Managed Inference Metrics
Metrics are provided out of the box for models served through our Managed Inference service. These metrics are updated every minute, and are available on the metrics page. Metrics can also be integrated with Grafana dashboards via a Prometheus-compatible query API. Instructions to use the query API are provided below.
Available Metrics
| Metrics | Definition | Metric Query |
|---|---|---|
| Request Rate | The rate of API requests served by the model | sum by (model_name) ( rate( crusoe_inference_request_count{project_id="{project_id}", model_name="{model_name}"}[300s] ) ) |
| Input Token Rate | Rate of input tokens processed by the model within a given timestep | sum by (model_name) ( rate( crusoe_inference_input_token_count{project_id="{project_id}", model_name="{model_name}"}[300s] ) ) |
| Output Token Count | Total number of output tokens processed by the model over rolling 24 hour periods based on the query window | sum by (model_name) ( rate( crusoe_inference_output_token_count{project_id="{project_id}", model_name="{model_name}"}[300s] ) ) |
| Time to First Token (TTFT) | The time it takes for the model to generate the first token in response to a request over rolling 24 hour periods based on the query window | histogram_quantile( 0.5, sum by (model_name, le) ( irate( crusoe_inference_histogram_first_token_latency_bucket{project_id="{project_id}", model_name="{model_name}"}[300s] ) ) ) |
| Time per output token (TPOT) | The time between output tokens for requests over the given time period | histogram_quantile( 0.5, sum by (model_name, le) ( irate( crusoe_inference_histogram_output_token_latency_bucket{project_id="{project_id}", model_name="{model_name}"}[300s] ) ) ) |
Each metric has labels for service_tier which are used to segment the metrics. The service_tier can be specified by pt for provisioned throughput metrics.

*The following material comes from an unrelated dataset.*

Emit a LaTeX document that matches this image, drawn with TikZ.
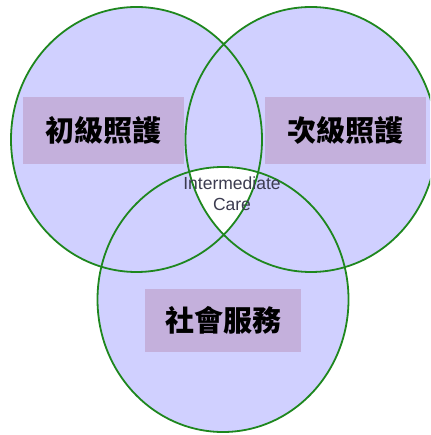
\documentclass[tikz,border=0pt]{standalone}
\usepackage{fontspec}
\setmainfont{Liberation Sans}
\newfontfamily\cjk{Noto Sans CJK TC}
\definecolor{vfill}{RGB}{208,208,255}
\definecolor{vline}{RGB}{30,135,30}
\definecolor{boxfill}{RGB}{196,176,220}
\definecolor{midtext}{RGB}{60,60,80}
\begin{document}
\begin{tikzpicture}[x=1pt,y=-1pt,
  venn/.style={x radius=125.5pt,y radius=132.5pt},
  label/.style={fill=boxfill,inner sep=0pt,font=\cjk\bfseries\fontsize{29}{32}\selectfont,text=black},
  ring/.style={draw=vline,line width=1.8pt}]
\useasboundingbox (0,0) rectangle (430,435);
\clip (0,0) rectangle (430,435);
\coordinate (cl) at (136.5,139.5);
\coordinate (cr) at (311,139.5);
\coordinate (cb) at (223,299.5);
% fills
\fill[vfill] (cl) ellipse [venn];
\fill[vfill] (cr) ellipse [venn];
\fill[vfill] (cb) ellipse [venn];
\begin{scope}
  \clip (cl) ellipse [venn];
  \clip (cr) ellipse [venn];
  \fill[white] (cb) ellipse [venn];
\end{scope}
% outlines
\draw[ring] (cl) ellipse [venn];
\draw[ring] (cr) ellipse [venn];
\draw[ring] (cb) ellipse [venn];
% label boxes
\node[label,minimum width=161pt,minimum height=67pt] (primary) at (103.5,130.5) {初級照護};
\node[label,minimum width=161pt,minimum height=67pt] (secondary) at (345.5,130.5) {次級照護};
\node[label,minimum width=156pt,minimum height=63pt] (social) at (223,320.5) {社會服務};
\node[align=center,text=midtext,font=\fontsize{17.5}{21}\selectfont,inner sep=0pt] (mid) at (232,194) {Intermediate\\Care};
\end{tikzpicture}
\end{document}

Retrieving metrics using the PromQL API
You can directly query the metrics API endpoint to retrieve data for a single instant or a specific time range. The API endpoint is:
https://api.crusoecloud.com/v1alpha5/projects/<project-id>/metrics/timeseries
Your project ID can be retrieved by selecting the project name in the top left corner of the Crusoe Console and copying the project ID from the appropriate project.
Generating a monitoring token
To generate the monitoring token to query metrics, run the following CLI command using the Crusoe CLI:
crusoe monitoring tokens create
This command generates an API-Key that you'll use for authentication when querying the metrics API. Please use a secret or key management tool to store the token content. You will not be able to retrieve it later.
Querying metrics
Here is an example curl command to retrieve the most recent data point for Time to First Token (TTFT) in your project:
curl -G https://api.crusoecloud.com/v1alpha5/projects/<project-id>/metrics/timeseries\?query=\
crusoe_inference_first_token_latency \
-H 'Authorization: Bearer <API-Key>'
Importing data into Grafana
To import data into your own Grafana instance, add a Prometheus data source with the following options:
Prometheus Server URL: https://api.crusoecloud.com/v1alpha5/projects/<project-id>/metrics/timeseries
Authentication → HTTP Headers:
Header: Authorization
Value: Bearer <API-Key>
Use the API-Key generated in the 'Generate a monitoring token' section.